▸ **Requirement**
Check each line of the data for "draw" and select those that have it.

▸ **Data excerpt**
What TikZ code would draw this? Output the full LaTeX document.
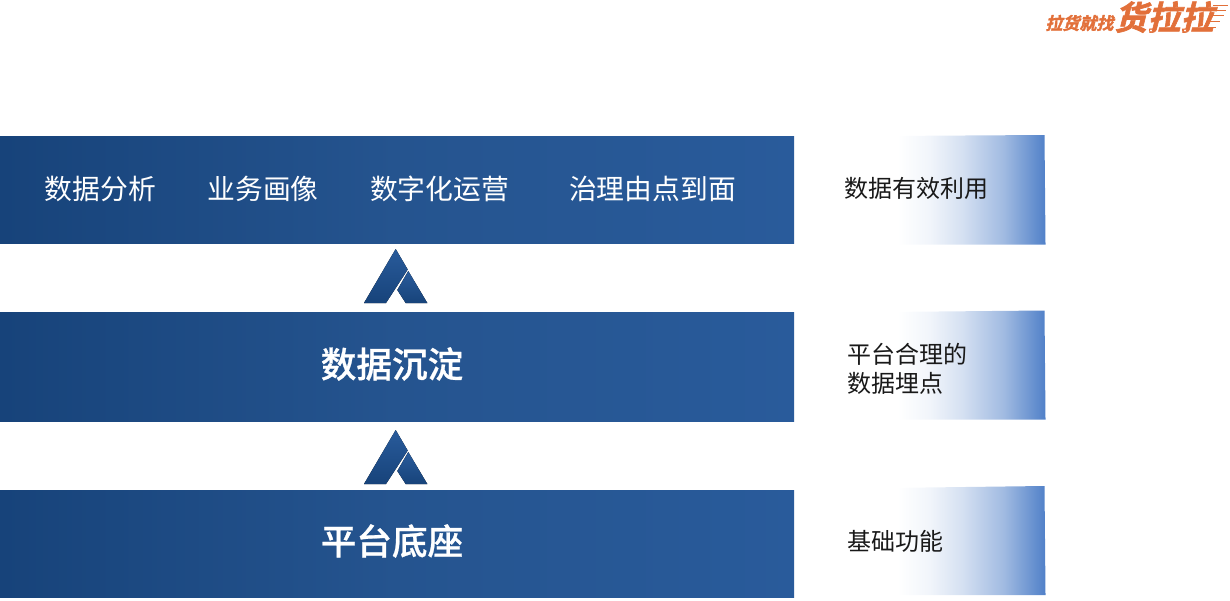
\documentclass[tikz,border=0pt]{standalone}
\usepackage{fontspec}
\usepackage{xcolor}
\newfontfamily\cjk{Noto Sans CJK SC}
\newfontfamily\cjkmid[FakeBold=0.7]{Noto Sans CJK SC Medium}
\newfontfamily\cjkheavy[FakeBold=2]{Noto Sans CJK SC Bold}
\usetikzlibrary{calc}
\definecolor{barblue}{HTML}{295B9B}
\definecolor{barmid}{HTML}{25548F}
\definecolor{bardark}{HTML}{17437A}
\definecolor{panelblue}{HTML}{5080C8}
\definecolor{logoorange}{HTML}{E2703A}
\pgfdeclarehorizontalshading{barfade}{100bp}{color(0bp)=(bardark); color(25bp)=(bardark); color(50bp)=(barmid); color(75bp)=(barblue); color(100bp)=(barblue)}
\pgfdeclarehorizontalshading{panelfade}{100bp}{color(0bp)=(white); color(25bp)=(white); color(29bp)=(white); color(39bp)=(panelblue!8!white); color(49bp)=(panelblue!24!white); color(62bp)=(panelblue!54!white); color(75bp)=(panelblue); color(100bp)=(panelblue)}
\tikzset{
  bar/.style={rectangle, anchor=north west, inner sep=0pt, minimum width=794pt, shading=barfade, text=white},
  bartext/.style={text=white, inner sep=0pt, font=\cjk\fontsize{27.8}{28}\selectfont},
  bigtext/.style={text=white, inner sep=0pt, font=\cjkmid\fontsize{35.6}{36}\selectfont},
  sidetext/.style={text=black!90, inner sep=0pt, align=left, anchor=west, font=\cjk\fontsize{24}{29}\selectfont},
  panel/.style={shading=panelfade},
  wedge/.style={top color=barblue, bottom color=bardark},
  logotext/.style={text=logoorange, inner sep=0pt, xslant=0.25, anchor=center},
  wheel/.style={circle, draw=logoorange, fill=white, inner sep=0pt, minimum size=3.5pt},
  speedline/.style={logoorange, line width=0.8pt}
}
\newcommand{\peak}[2]{
  \begin{scope}[shift={(#1,#2)}]
    \fill[wedge] (0,0) -- (12,20.5) -- (-9.7,54) -- (-31.7,54) -- cycle;
    \fill[wedge] (12.6,22) -- (31.6,54) -- (10,54) -- (1.6,41) -- cycle;
  \end{scope}
}
\begin{document}
\begin{tikzpicture}[x=1pt, y=-1pt]
  \useasboundingbox (0,0) rectangle (1230,600);

  \node[bar, minimum height=107.6pt] (top) at (0,136) {};
  \node[bar, minimum height=109.6pt] (mid) at (0,312) {};
  \node[bar, minimum height=107.6pt] (low) at (0,490) {};

  \node[bartext] (analysis) at (100.5,188.5) {数据分析};
  \node[bartext] (portrait) at (263,188.5) {业务画像};
  \node[bartext] (operate) at (439.5,188.5) {数字化运营};
  \node[bartext] (govern) at (652.5,188.5) {治理由点到面};
  \node[bigtext] (settle) at (392,364) {数据沉淀};
  \node[bigtext] (base) at (392,541) {平台底座};

  \peak{395.7}{249}
  \peak{395.7}{430}

  \path[panel] (885,136) -- (1044.5,135) -- (1045.5,244.5) -- (885,244.5) -- cycle;
  \path[panel] (885,312) -- (1044.5,310.5) -- (1045.5,419.5) -- (885,419.5) -- cycle;
  \path[panel] (885,488) -- (1044.5,486) -- (1045.5,595) -- (885,595) -- cycle;

  \node[sidetext] (use) at (844.5,188) {数据有效利用};
  \node[sidetext] (track) at (847.5,369) {平台合理的\\数据埋点};
  \node[sidetext] (basic) at (847.5,541) {基础功能};

  \node[logotext, font=\cjkheavy\fontsize{17}{17}\selectfont] (slogan) at (1081,23) {拉货就找};
  \node[logotext, font=\cjkheavy\fontsize{33}{33}\selectfont] (brand) at (1167,17) {货拉拉};
  \node[wheel] (wheelone) at (1151,30.5) {};
  \node[wheel] (wheeltwo) at (1185,30.5) {};
  \foreach \y/\xa/\xb in {5/1213/1228, 10/1212/1226, 15/1210/1224, 21/1208/1220, 27/1206/1216}{
    \draw[speedline] (\xa,\y) -- (\xb,\y);
  }
\end{tikzpicture}
\end{document}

▸ **Full answer**
What TikZ code would draw this? Output the full LaTeX document.
  wheel/.style={circle, draw=logoorange, fill=white, inner sep=0pt, minimum size=3.5pt},
    \draw[speedline] (\xa,\y) -- (\xb,\y);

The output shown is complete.